If all we saw was a drop in revenue, I wouldn’t have such an issue. But we have also seen mixed profit figures. For instance, operating cash flow for the company has continued to increase, climbing from $58.7 million in the third quarter of 2021 to $58.9 million the same time this year. Over that same window of time though NOI, or net operating income, declined from $66 million to $62.1 million. FFO, or funds from operations, rose from $40.3 million to $47.4 million. But if we adjust for changes in working capital, it would have fallen from $53.6 million to $48.1 million. And finally, we also have EBITDA, which increased from $65.2 million to $70 million.

Historical Financials

Author – SEC EDGAR Data

The third quarter was not the only quarter where we saw some uncertain and mixed results. For the first nine months of the 2022 fiscal year as a whole, that has been the name of the game. Revenue fell from $257.5 million in the first nine months of last year to $240.1 million the same time this year. We saw operating cash flow drop from $167.4 million to $154.1 million. As you can see in the chart above, other profitability metrics have followed suit. In fact, when looking at data for the first nine months of the 2022 fiscal year in its entirety, none of the profitability metrics showed an improvement year over year.

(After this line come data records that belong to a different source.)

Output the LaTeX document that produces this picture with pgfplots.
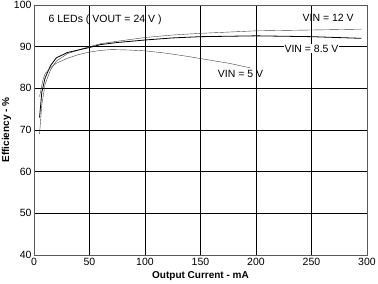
\documentclass[border=0pt]{standalone}
\usepackage{fontspec}
\setmainfont{Liberation Sans}
\usepackage{pgfplots}
\pgfplotsset{compat=1.18}
\begin{document}
\begin{tikzpicture}
\begin{axis}[name=ax,
  scale only axis, width=333pt, height=250pt,
  xmin=0, xmax=300, ymin=40, ymax=100,
  xtick={0,50,...,300}, ytick={40,50,...,100},
  grid=major, major grid style={black, line width=0.6pt},
  axis line style={gray!70!black, line width=0.8pt},
  tick style={draw=none},
  /pgf/number format/assume math mode=true,
  ticklabel style={font=\fontsize{10.5}{12}\selectfont},
  xticklabel style={yshift=0pt},
  yticklabel style={xshift=1pt},
  xlabel={\bfseries Output Current - mA},
  ylabel={\bfseries Efficiency - \%},
  label style={font=\fontsize{10}{12}\selectfont},
  xlabel style={yshift=1pt},
  ylabel style={yshift=-4pt},
  cycle list={{black!75, line width=0.8pt}},
]
% VIN = 12 V
\addplot coordinates {(5,69) (7,76) (10,81) (15,84.5) (20,86.5) (30,88.3) (40,89.2) (50,90) (60,90.7) (75,91.3) (100,92.2) (125,92.8) (150,93.2) (200,93.8) (250,94.0) (295,94.2)};
% VIN = 8.5 V
\addplot coordinates {(5,73) (7,79) (10,82.5) (15,85.5) (20,87.3) (30,88.6) (40,89.2) (50,89.8) (60,90.5) (75,91.0) (100,91.6) (125,92.1) (150,92.4) (200,92.6) (250,92.4) (295,92.0)};
% VIN = 5 V
\addplot coordinates {(5,78) (8,82) (10,83.5) (15,85) (20,86) (30,87.2) (40,88.1) (50,88.7) (60,89.1) (70,89.3) (85,89.2) (100,89.0) (120,88.4) (140,87.6) (160,86.7) (176,86.0) (195,84.9)};
\node[anchor=west, font=\fontsize{10.5}{12}\selectfont] at (axis cs:10,96.4) {6 LEDs ( VOUT = 24 V )};
\node[font=\fontsize{10.5}{12}\selectfont] at (axis cs:265,96.9) {VIN = 12 V};
\node[fill=white, inner sep=1pt, font=\fontsize{10.5}{12}\selectfont] at (axis cs:250,89.5) {VIN = 8.5 V};
\node[font=\fontsize{10.5}{12}\selectfont] at (axis cs:186,83.4) {VIN = 5 V};
\end{axis}
\pgfresetboundingbox
\path ([xshift=-34pt,yshift=-28pt]ax.south west) rectangle ([xshift=11pt,yshift=5pt]ax.north east);
\end{tikzpicture}
\end{document}
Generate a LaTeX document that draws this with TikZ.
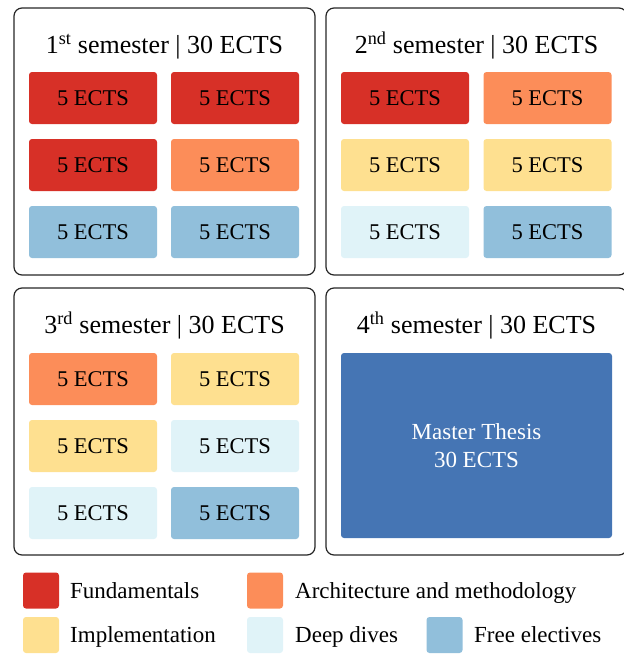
\documentclass[tikz,border=0pt]{standalone}
\usepackage{fontspec}
\setmainfont{Liberation Serif}
\definecolor{fund}{HTML}{D73027}
\definecolor{arch}{HTML}{FC8D59}
\definecolor{impl}{HTML}{FEE090}
\definecolor{deep}{HTML}{E0F3F8}
\definecolor{free}{HTML}{91BFDB}
\definecolor{thesis}{HTML}{4575B4}
\tikzset{
  panel/.style={draw=black!85, line width=1.2pt, rounded corners=8pt, minimum width=301pt, minimum height=267pt, inner sep=0pt},
  course/.style={rounded corners=3pt, minimum width=128pt, minimum height=52pt, inner sep=0pt, font=\fontsize{22.5}{27}\selectfont},
  semtitle/.style={anchor=base, inner sep=0pt, font=\fontsize{26}{30}\selectfont},
  legbox/.style={rounded corners=3pt, minimum width=36pt, minimum height=36pt, inner sep=0pt},
  legtext/.style={anchor=base west, inner sep=0pt, font=\fontsize{23}{27}\selectfont},
}
\begin{document}
\begin{tikzpicture}[x=1pt,y=-1pt]
\useasboundingbox (0,0) rectangle (624,654);
% semester panels
\node[panel] (sem1) at (164.5,141.5) {};
\node[panel] (sem2) at (476.5,141.5) {};
\node[panel] (sem3) at (164.5,421.5) {};
\node[panel] (sem4) at (476.5,421.5) {};

\node[semtitle] (t1) at (164.5,53.5) {1\textsuperscript{st} semester | 30 ECTS};
\node[semtitle] (t2) at (476.5,53.5) {2\textsuperscript{nd} semester | 30 ECTS};
\node[semtitle] (t3) at (164.5,333.5) {3\textsuperscript{rd} semester | 30 ECTS};
\node[semtitle] (t4) at (476.5,333.5) {4\textsuperscript{th} semester | 30 ECTS};

% 1st semester
\node[course, fill=fund] (a1) at (93,98) {5 ECTS};
\node[course, fill=fund] (a2) at (235,98) {5 ECTS};
\node[course, fill=fund] (a3) at (93,165) {5 ECTS};
\node[course, fill=arch] (a4) at (235,165) {5 ECTS};
\node[course, fill=free] (a5) at (93,232) {5 ECTS};
\node[course, fill=free] (a6) at (235,232) {5 ECTS};

% 2nd semester
\node[course, fill=fund] (b1) at (405,98) {5 ECTS};
\node[course, fill=arch] (b2) at (547.5,98) {5 ECTS};
\node[course, fill=impl] (b3) at (405,165) {5 ECTS};
\node[course, fill=impl] (b4) at (547.5,165) {5 ECTS};
\node[course, fill=deep] (b5) at (405,232) {5 ECTS};
\node[course, fill=free] (b6) at (547.5,232) {5 ECTS};

% 3rd semester
\node[course, fill=arch] (c1) at (93,379) {5 ECTS};
\node[course, fill=impl] (c2) at (235,379) {5 ECTS};
\node[course, fill=impl] (c3) at (93,446) {5 ECTS};
\node[course, fill=deep] (c4) at (235,446) {5 ECTS};
\node[course, fill=deep] (c5) at (93,513) {5 ECTS};
\node[course, fill=free] (c6) at (235,513) {5 ECTS};

% 4th semester
\node[course, fill=thesis, minimum width=271pt, minimum height=185pt, align=center, text=white, font=\fontsize{23}{28.5}\selectfont] (d1) at (476.5,445.5) {Master Thesis\\30 ECTS};

% legend
\node[legbox, fill=fund] (l1) at (41,590.5) {};
\node[legtext] (l1t) at (70,598) {Fundamentals};
\node[legbox, fill=arch] (l2) at (265,590.5) {};
\node[legtext] (l2t) at (295,598) {Architecture and methodology};
\node[legbox, fill=impl] (l3) at (41,635) {};
\node[legtext] (l3t) at (70,642) {Implementation};
\node[legbox, fill=deep] (l4) at (265,635) {};
\node[legtext] (l4t) at (295,642) {Deep dives};
\node[legbox, fill=free] (l5) at (444.5,635) {};
\node[legtext] (l5t) at (474,642) {Free electives};
\end{tikzpicture}
\end{document}
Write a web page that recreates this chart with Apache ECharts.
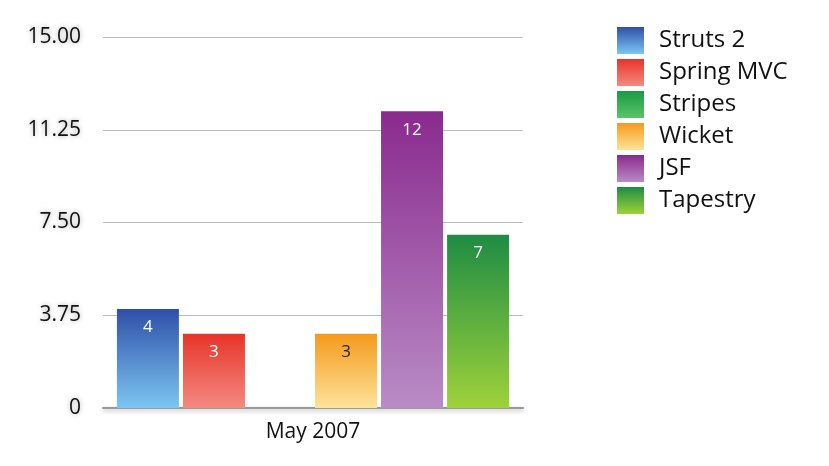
<!DOCTYPE html>
<html>
<head>
<meta charset="utf-8">
<script src="https://cdn.jsdelivr.net/npm/echarts@6/dist/echarts.min.js"></script>
<style>
  html, body { margin: 0; padding: 0; background: #fff; }
  #chart { width: 829px; height: 466px; }
</style>
</head>
<body>
<div id="chart"></div>
<script>
var categories = ['May 2007'];
var seriesNames = ['Struts 2', 'Spring MVC', 'Stripes', 'Wicket', 'JSF', 'Tapestry'];
var seriesValues = [4, 3, 0, 3, 12, 7];
var yTicks = [0, 3.75, 7.5, 11.25, 15];

// top colour, bottom colour, label colour
var palette = [
    ['#2f4fa8', '#7cc6f2', '#ffffff'],
    ['#e8342a', '#f48a80', '#ffffff'],
    ['#1a9a45', '#5cc46a', '#ffffff'],
    ['#f59a1c', '#fde39a', '#222222'],
    ['#8a2a8e', '#b98cc6', '#ffffff'],
    ['#1e8c44', '#9ed23a', '#ffffff']
];

var chart = echarts.init(document.getElementById('chart'));

var series = seriesNames.map(function (name, i) {
    return {
        name: name,
        type: 'bar',
        data: [seriesValues[i]],
        barWidth: 62,
        barGap: '6.5%',
        itemStyle: {
            color: new echarts.graphic.LinearGradient(0, 0, 0, 1, [
                { offset: 0, color: palette[i][0] },
                { offset: 1, color: palette[i][1] }
            ])
        },
        label: {
            show: seriesValues[i] > 0,
            position: 'insideTop',
            distance: 10,
            color: palette[i][2],
            fontSize: 17,
            fontFamily: 'Open Sans'
        }
    };
});

var option = {
    animation: false,
    grid: { left: 103, right: 306, top: 37, bottom: 58 },
    legend: {
        orient: 'vertical',
        left: 612,
        top: 22,
        itemWidth: 27,
        itemHeight: 27,
        itemGap: 5,
        icon: 'rect',
        textStyle: { fontSize: 24, color: '#111', fontFamily: 'Open Sans', padding: [0, 0, 0, 10] },
        data: seriesNames
    },
    xAxis: {
        type: 'category',
        data: categories,
        axisLine: { lineStyle: { color: '#999', width: 2, shadowColor: 'rgba(0,0,0,0.3)', shadowBlur: 4, shadowOffsetY: 2 } },
        axisTick: { show: false },
        axisLabel: { fontSize: 21, color: '#111', fontFamily: 'Open Sans', margin: 14 }
    },
    yAxis: {
        type: 'value',
        min: 0,
        max: 15,
        interval: 3.75,
        axisLine: { show: false },
        axisTick: { show: false },
        splitLine: { lineStyle: { color: '#bbb' } },
        axisLabel: {
            fontSize: 21,
            color: '#111',
            fontFamily: 'Open Sans',
            margin: 22,
            textShadowColor: 'rgba(0,0,0,0.35)',
            textShadowBlur: 5,
            formatter: function (v) {
                return v === 0 ? '0' : v.toFixed(2);
            }
        }
    },
    series: series
};

chart.setOption(option);
</script>
</body>
</html>
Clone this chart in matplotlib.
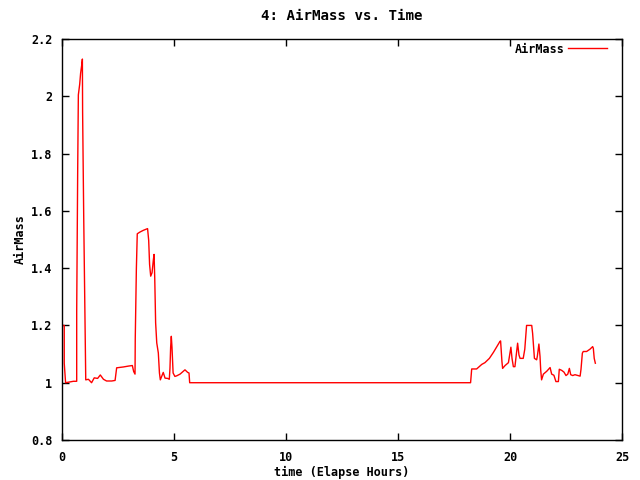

When it comes to the 2022 fiscal year in its entirety, management believes that the company would generate adjusted FFO of between $0.65 and $0.68 per share. Using the midpoint figures for this, it would translate to a reading of $185.2 million. That would represent a decline compared to the $223.2 million the company generated in 2021. If this is any indicator of what 2022 as a whole looks like, we should anticipate FFO of $200 million, operating cash flow of $202.8 million, NOI of $245 million, and EBITDA of $228.9 million.

Trading Multiples

Author – SEC EDGAR Data

If we use these estimates, we can calculate that the company is trading at a forward price to operating cash flow multiple of 14.6. The price to NOI multiple should be lower at 11.7, while the price to FFO multiple should come in at 14.3. On an adjusted basis, the latter of these should be a bit higher at 15.4, while the EV to EBITDA multiple should be roughly 19.5. As you can see in the chart above, each of these represents a worsening compared to what the company would be priced at if we used data from 2021. Also as part of my analysis, I compared the enterprise to five similar businesses. On a price to operating cash flow basis, these companies ranged from a low of 2.5 to a high of 31.1. And using the EV to EBITDA approach, the range would be from 15.1 to 41.5. In both of these cases, three of the five companies are cheaper than our prospect.

Company Price / Operating Cash Flow EV / EBITDA
LXP Industrial Trust 14.6 19.5
Innovative Industrial Properties (IIPR) 14.2 16.2
Terreno Realty Corporation (TRNO) 30.8 20.7
Industrial Logistics Properties Trust (ILPT) 2.5 41.5
Plymouth Industrial REIT (PLYM) 9.3 18.0
INDUS Realty Trust (INDT) 31.1 15.1

Takeaway

When it comes to REITs, LXP Industrial Trust is anything but a bad prospect. The company has successfully generated solid results in prior years and the long-term outlook for the firm should be positive. Having said that, I think the stock looks more or less fairly valued compared to similar firms and I don’t like to see the weakness that we have seen recently. Because of these reasons, I’ve decided to lower the company once again to a ‘hold’.